- [Exercise goal]: Quote from the first line below through the line that contains "const FONT = 'DejaVu Sans';", both included, and leave the pictures out.

*** Material provided

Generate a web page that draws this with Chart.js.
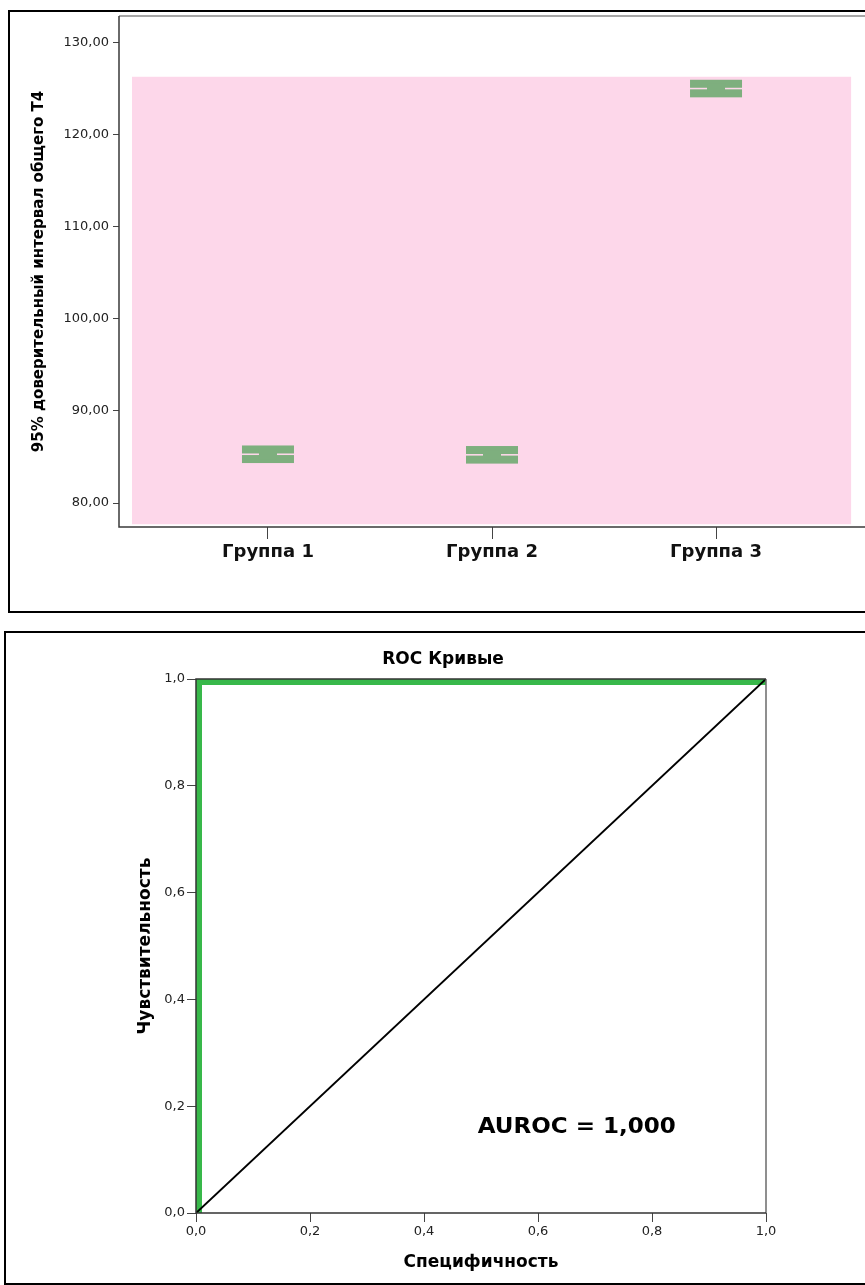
<!DOCTYPE html>
<html><head><meta charset="utf-8">
<script src="https://cdn.jsdelivr.net/npm/chart.js@4.4.1/dist/chart.umd.min.js"></script>
<style>
html,body{margin:0;padding:0;background:#fff;overflow:hidden;width:865px;height:1285px;position:relative}
.wrap{position:absolute;left:0}
.box{position:absolute;border:2px solid #000;box-sizing:border-box;pointer-events:none}
canvas{display:block}
</style></head><body>
<div class="wrap" style="top:0"><canvas id="c1" width="865" height="615"></canvas></div>
<div class="wrap" style="top:615px"><canvas id="c2" width="865" height="670"></canvas></div>
<div class="box" style="left:8px;top:10px;width:900px;height:603px"></div>
<div class="box" style="left:4px;top:631px;width:900px;height:654px"></div>
<script>
// ---------- data: chart 1 (95% CI error bars) ----------
const groups = ['Группа 1', 'Группа 2', 'Группа 3'];
const groupPos = [1, 2, 3];
const ciMean  = [85.30, 85.24, 125.02];
const ciLower = [84.78, 84.72, 124.50];
const ciUpper = [85.82, 85.76, 125.54];
const yTicks1 = [80, 90, 100, 110, 120, 130];
const yTickLabels1 = ['80,00', '90,00', '100,00', '110,00', '120,00', '130,00'];
const yTitle1 = '95% доверительный интервал общего Т4';

// ---------- data: chart 2 (ROC) ----------
const rocSpec = [0, 0, 1];
const rocSens = [0, 1, 1];
const refSpec = [0, 1];
const refSens = [0, 1];
const rocTicks = [0, 0.2, 0.4, 0.6, 0.8, 1.0];
const rocTickLabels = ['0,0', '0,2', '0,4', '0,6', '0,8', '1,0'];
const rocTitle = 'ROC Кривые';
const rocXTitle = 'Специфичность';
const rocYTitle = 'Чувствительность';
const aurocText = 'AUROC = 1,000';
const aurocPos = {x: 0.668, y: 0.161};

const FONT = 'DejaVu Sans';

// ---------- chart 1 ----------
const bgRegion = {xMin: 0.393, xMax: 3.603, yMin: 77.7, yMax: 126.3};
const bgPlugin = {
  id: 'bg1',
  beforeDatasetsDraw(chart) {
    const {ctx, scales: {x, y}} = chart;
    const l = x.getPixelForValue(bgRegion.xMin), r = x.getPixelForValue(bgRegion.xMax);
    const t = y.getPixelForValue(bgRegion.yMax), b = y.getPixelForValue(bgRegion.yMin);
    ctx.save();
    ctx.fillStyle = '#fdd7ea';
    ctx.fillRect(l, t, r - l, b - t);
    ctx.restore();
  }
};
const errPlugin = {
  id: 'err1',
  afterDatasetsDraw(chart) {
    const {ctx, scales: {x, y}} = chart;
    ctx.save();
    ctx.fillStyle = '#7eaf7e';
    groupPos.forEach((g, i) => {
      const cx = x.getPixelForValue(g);
      const yU = y.getPixelForValue(ciUpper[i]);
      const yL = y.getPixelForValue(ciLower[i]);
      const hw = 26, capH = 8, stemW = 18;
      ctx.fillRect(cx - hw, yU - capH / 2, hw * 2, capH);
      ctx.fillRect(cx - hw, yL - capH / 2, hw * 2, capH);
      ctx.fillRect(cx - stemW / 2, yU, stemW, yL - yU);
    });
    ctx.restore();
  }
};
const frame1 = {
  id: 'frame1',
  afterDatasetsDraw(chart) {
    const {ctx, chartArea: a} = chart;
    ctx.save();
    ctx.lineWidth = 1.5;
    ctx.strokeStyle = '#8a8a8a';
    ctx.beginPath(); ctx.moveTo(a.left, a.top); ctx.lineTo(a.right, a.top); ctx.stroke();
    ctx.strokeStyle = '#3a3a3a';
    ctx.beginPath(); ctx.moveTo(a.left, a.top); ctx.lineTo(a.left, a.bottom); ctx.lineTo(a.right, a.bottom); ctx.stroke();
    ctx.restore();
  }
};

new Chart(document.getElementById('c1'), {
  type: 'scatter',
  data: {datasets: [{data: groupPos.map((g, i) => ({x: g, y: ciMean[i]})), pointRadius: 0, showLine: false}]},
  options: {
    responsive: false, animation: false, events: [],
    layout: {padding: {top: 16, left: 0, right: 0, bottom: 0}},
    plugins: {legend: {display: false}, tooltip: {enabled: false}},
    scales: {
      x: {
        type: 'linear', min: 0.335, max: 3.665,
        afterBuildTicks: s => { s.ticks = groupPos.map(v => ({value: v})); },
        afterFit: s => { s.height = 88; },
        grid: {drawOnChartArea: false, drawTicks: true, tickLength: 12, color: '#444'},
        border: {display: false},
        ticks: {padding: 3, autoSkip: false, maxRotation: 0, color: '#111',
          font: {family: FONT, size: 18, weight: 'bold'},
          callback: v => groups[groupPos.indexOf(v)]}
      },
      y: {
        type: 'linear', min: 77.4, max: 132.9,
        afterBuildTicks: s => { s.ticks = yTicks1.map(v => ({value: v})); },
        afterFit: s => { s.width = 119; },
        grid: {drawOnChartArea: false, drawTicks: true, tickLength: 6, color: '#444'},
        border: {display: false},
        ticks: {padding: 4, color: '#222', font: {family: FONT, size: 13},
          callback: v => yTickLabels1[yTicks1.indexOf(v)]},
        title: {display: true, text: yTitle1, color: '#000',
          font: {family: FONT, size: 15, weight: 'bold'}, padding: {top: 30, bottom: 0}}
      }
    }
  },
  plugins: [bgPlugin, errPlugin, frame1]
});

// ---------- chart 2 ----------
const frame2 = {
  id: 'frame2',
  afterDatasetsDraw(chart) {
    const {ctx, chartArea: a, scales: {x, y}} = chart;
    ctx.save();
    ctx.lineWidth = 1.5;
    ctx.strokeStyle = '#6a6a6a';
    ctx.beginPath(); ctx.moveTo(a.right, a.top); ctx.lineTo(a.right, a.bottom); ctx.stroke();
    ctx.strokeStyle = '#333';
    ctx.beginPath(); ctx.moveTo(a.right, a.top); ctx.lineTo(a.left, a.top); ctx.lineTo(a.left, a.bottom); ctx.lineTo(a.right, a.bottom); ctx.stroke();
    // AUROC annotation
    ctx.fillStyle = '#000';
    ctx.font = 'bold 22px "DejaVu Sans"';
    ctx.textAlign = 'center';
    ctx.textBaseline = 'middle';
    const px = x.getPixelForValue(aurocPos.x), py = y.getPixelForValue(aurocPos.y);
    const w = ctx.measureText(aurocText).width;
    const sx = 198 / w;
    ctx.translate(px, py);
    ctx.scale(sx, 1);
    ctx.fillText(aurocText, 0, 0);
    ctx.restore();
    // title
    ctx.save();
    ctx.fillStyle = '#000';
    ctx.font = 'bold 17px "' + FONT + '"';
    ctx.textAlign = 'center';
    ctx.textBaseline = 'middle';
    ctx.fillText(rocTitle, 443, 44.5);
    ctx.restore();
  }
};

new Chart(document.getElementById('c2'), {
  type: 'line',
  data: {datasets: [
    {data: refSpec.map((v, i) => ({x: v, y: refSens[i]})), borderColor: '#000', borderWidth: 2,
     pointRadius: 0, tension: 0, fill: false},
    {data: rocSpec.map((v, i) => ({x: v, y: rocSens[i]})), borderColor: '#38b84a', borderWidth: 12,
     borderJoinStyle: 'miter', pointRadius: 0, tension: 0, fill: false, clip: 0}
  ]},
  options: {
    responsive: false, animation: false, events: [],
    layout: {padding: {top: 64, left: 21, right: 99, bottom: 0}},
    plugins: {legend: {display: false}, tooltip: {enabled: false}, title: {display: false}},
    scales: {
      x: {
        type: 'linear', min: 0, max: 1,
        afterBuildTicks: s => { s.ticks = rocTicks.map(v => ({value: v})); },
        afterFit: s => { s.height = 72; },
        grid: {drawOnChartArea: false, drawTicks: true, tickLength: 9, color: '#444'},
        border: {display: false},
        ticks: {padding: 2, autoSkip: false, maxRotation: 0, color: '#222', font: {family: FONT, size: 13},
          callback: v => rocTickLabels[rocTicks.indexOf(v)]},
        title: {display: true, text: rocXTitle, color: '#000',
          font: {family: FONT, size: 17, weight: 'bold'}, padding: {top: 0, bottom: 12}}
      },
      y: {
        type: 'linear', min: 0, max: 1,
        afterBuildTicks: s => { s.ticks = rocTicks.map(v => ({value: v})); },
        afterFit: s => { s.width = 175; },
        grid: {drawOnChartArea: false, drawTicks: true, tickLength: 9, color: '#444'},
        border: {display: false},
        ticks: {padding: 2, color: '#222', font: {family: FONT, size: 13},
          callback: v => rocTickLabels[rocTicks.indexOf(v)]},
        title: {display: true, text: rocYTitle, color: '#000',
          font: {family: FONT, size: 17, weight: 'bold'}, padding: {top: 114, bottom: 0}}
      }
    }
  },
  plugins: [frame2]
});
</script>
</body></html>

******

- [Solution to this problem]:
Generate a web page that draws this with Chart.js.
<!DOCTYPE html>
<html><head><meta charset="utf-8">
<script src="https://cdn.jsdelivr.net/npm/chart.js@4.4.1/dist/chart.umd.min.js"></script>
<style>
html,body{margin:0;padding:0;background:#fff;overflow:hidden;width:865px;height:1285px;position:relative}
.wrap{position:absolute;left:0}
.box{position:absolute;border:2px solid #000;box-sizing:border-box;pointer-events:none}
canvas{display:block}
</style></head><body>
<div class="wrap" style="top:0"><canvas id="c1" width="865" height="615"></canvas></div>
<div class="wrap" style="top:615px"><canvas id="c2" width="865" height="670"></canvas></div>
<div class="box" style="left:8px;top:10px;width:900px;height:603px"></div>
<div class="box" style="left:4px;top:631px;width:900px;height:654px"></div>
<script>
// ---------- data: chart 1 (95% CI error bars) ----------
const groups = ['Группа 1', 'Группа 2', 'Группа 3'];
const groupPos = [1, 2, 3];
const ciMean  = [85.30, 85.24, 125.02];
const ciLower = [84.78, 84.72, 124.50];
const ciUpper = [85.82, 85.76, 125.54];
const yTicks1 = [80, 90, 100, 110, 120, 130];
const yTickLabels1 = ['80,00', '90,00', '100,00', '110,00', '120,00', '130,00'];
const yTitle1 = '95% доверительный интервал общего Т4';

// ---------- data: chart 2 (ROC) ----------
const rocSpec = [0, 0, 1];
const rocSens = [0, 1, 1];
const refSpec = [0, 1];
const refSens = [0, 1];
const rocTicks = [0, 0.2, 0.4, 0.6, 0.8, 1.0];
const rocTickLabels = ['0,0', '0,2', '0,4', '0,6', '0,8', '1,0'];
const rocTitle = 'ROC Кривые';
const rocXTitle = 'Специфичность';
const rocYTitle = 'Чувствительность';
const aurocText = 'AUROC = 1,000';
const aurocPos = {x: 0.668, y: 0.161};

const FONT = 'DejaVu Sans';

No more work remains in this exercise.